§ GOAL OF THE EXERCISE
Set down the full listing exactly as given. Any pictures are to be left out.

§ STORED DATA
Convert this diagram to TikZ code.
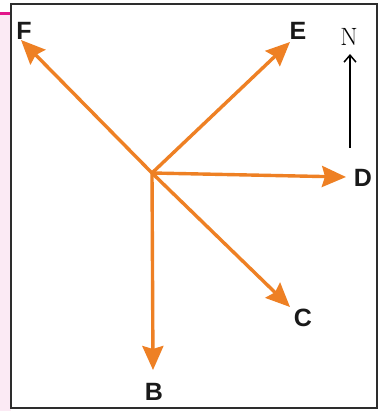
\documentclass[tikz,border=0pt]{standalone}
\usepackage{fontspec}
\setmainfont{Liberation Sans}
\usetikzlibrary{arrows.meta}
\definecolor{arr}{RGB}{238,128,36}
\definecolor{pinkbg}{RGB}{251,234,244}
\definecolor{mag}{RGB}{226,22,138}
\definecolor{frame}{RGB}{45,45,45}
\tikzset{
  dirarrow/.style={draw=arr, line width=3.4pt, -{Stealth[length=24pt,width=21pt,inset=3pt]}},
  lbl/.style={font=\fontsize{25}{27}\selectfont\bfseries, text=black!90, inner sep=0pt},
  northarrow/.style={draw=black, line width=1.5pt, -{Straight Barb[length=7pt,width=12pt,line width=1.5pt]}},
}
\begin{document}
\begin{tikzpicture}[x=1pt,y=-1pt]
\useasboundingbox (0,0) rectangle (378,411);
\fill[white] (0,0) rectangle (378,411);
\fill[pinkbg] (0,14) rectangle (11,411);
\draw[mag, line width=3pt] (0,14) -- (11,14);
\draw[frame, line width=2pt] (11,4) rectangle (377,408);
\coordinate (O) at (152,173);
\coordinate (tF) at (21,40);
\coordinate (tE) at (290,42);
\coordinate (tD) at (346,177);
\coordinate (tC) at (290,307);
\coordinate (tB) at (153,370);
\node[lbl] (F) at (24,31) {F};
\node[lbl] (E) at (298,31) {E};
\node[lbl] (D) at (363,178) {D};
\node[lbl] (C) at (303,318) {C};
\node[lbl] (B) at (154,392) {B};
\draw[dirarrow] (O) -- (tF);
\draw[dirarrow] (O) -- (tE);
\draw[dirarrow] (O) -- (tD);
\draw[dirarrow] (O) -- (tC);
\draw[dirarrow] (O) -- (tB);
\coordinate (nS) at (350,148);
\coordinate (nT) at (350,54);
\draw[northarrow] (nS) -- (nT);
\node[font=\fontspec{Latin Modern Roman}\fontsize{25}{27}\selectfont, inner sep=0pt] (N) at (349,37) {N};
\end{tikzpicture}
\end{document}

§ TASK RESPONSE
Convert this diagram to TikZ code.
\documentclass[tikz,border=0pt]{standalone}
\usepackage{fontspec}
\setmainfont{Liberation Sans}
\usetikzlibrary{arrows.meta}
\definecolor{arr}{RGB}{238,128,36}
\definecolor{pinkbg}{RGB}{251,234,244}
\definecolor{mag}{RGB}{226,22,138}
\definecolor{frame}{RGB}{45,45,45}
\tikzset{
  dirarrow/.style={draw=arr, line width=3.4pt, -{Stealth[length=24pt,width=21pt,inset=3pt]}},
  lbl/.style={font=\fontsize{25}{27}\selectfont\bfseries, text=black!90, inner sep=0pt},
  northarrow/.style={draw=black, line width=1.5pt, -{Straight Barb[length=7pt,width=12pt,line width=1.5pt]}},
}
\begin{document}
\begin{tikzpicture}[x=1pt,y=-1pt]
\useasboundingbox (0,0) rectangle (378,411);
\fill[white] (0,0) rectangle (378,411);
\fill[pinkbg] (0,14) rectangle (11,411);
\draw[mag, line width=3pt] (0,14) -- (11,14);
\draw[frame, line width=2pt] (11,4) rectangle (377,408);
\coordinate (O) at (152,173);
\coordinate (tF) at (21,40);
\coordinate (tE) at (290,42);
\coordinate (tD) at (346,177);
\coordinate (tC) at (290,307);
\coordinate (tB) at (153,370);
\node[lbl] (F) at (24,31) {F};
\node[lbl] (E) at (298,31) {E};
\node[lbl] (D) at (363,178) {D};
\node[lbl] (C) at (303,318) {C};
\node[lbl] (B) at (154,392) {B};
\draw[dirarrow] (O) -- (tF);
\draw[dirarrow] (O) -- (tE);
\draw[dirarrow] (O) -- (tD);
\draw[dirarrow] (O) -- (tC);
\draw[dirarrow] (O) -- (tB);
\coordinate (nS) at (350,148);
\coordinate (nT) at (350,54);
\draw[northarrow] (nS) -- (nT);
\node[font=\fontspec{Latin Modern Roman}\fontsize{25}{27}\selectfont, inner sep=0pt] (N) at (349,37) {N};
\end{tikzpicture}
\end{document}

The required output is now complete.